When the rain starts to fall here in North Carolina, you get an impatient warning of one or two drops on your nose before the skies open up. It’s like popping a balloon by squeezing it with your hands, or like running a scissor over the taut tape on an overstuffed package. All of a sudden it’s like you’re standing in the shower or just dove underneath a wave.

The rain at home starts out with a considerate drizzle, so that you’re not sure if it’s just passing through or if it’s really time to move.
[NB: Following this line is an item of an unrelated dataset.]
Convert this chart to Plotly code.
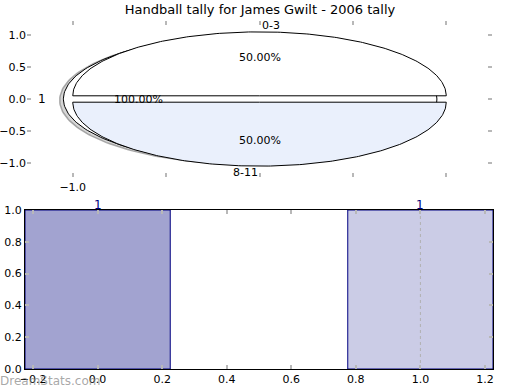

You’ll notice one stray drop among the drizzle suddenly feels bigger and wetter, and then another, until they’re all around you and you know the rain is here to stay.

In Chapel Hill, unless it’s February and cold, it’s the kind of rain you don’t mind being caught up in, maybe even the kind of rain you could dance in. You’re soaked in seconds so there’s no use fighting it. Your socks are already wet through your shoes so why not just walk straight through puddles?

At home, even if it’s warm, no one’s trying to get stuck in this sort of rain. You’ll be cold before you know it if you don’t make some serious moves to get to your car/that awning/front door. You can still save your socks and a little dignity if you try to avoid turning into a wet rat.

In Chapel Hill the raindrops are big and round and juicy, and at home they’re small and hard. After the rain here in Chapel Hill, the sky lights up like it never even happened, and at home the clouds hide a rainbow that sometimes comes out to put on a show. But the biggest, most crucial difference between Chapel Hill and home, is the fact that my rainboots are all the way up in Connecticut right now.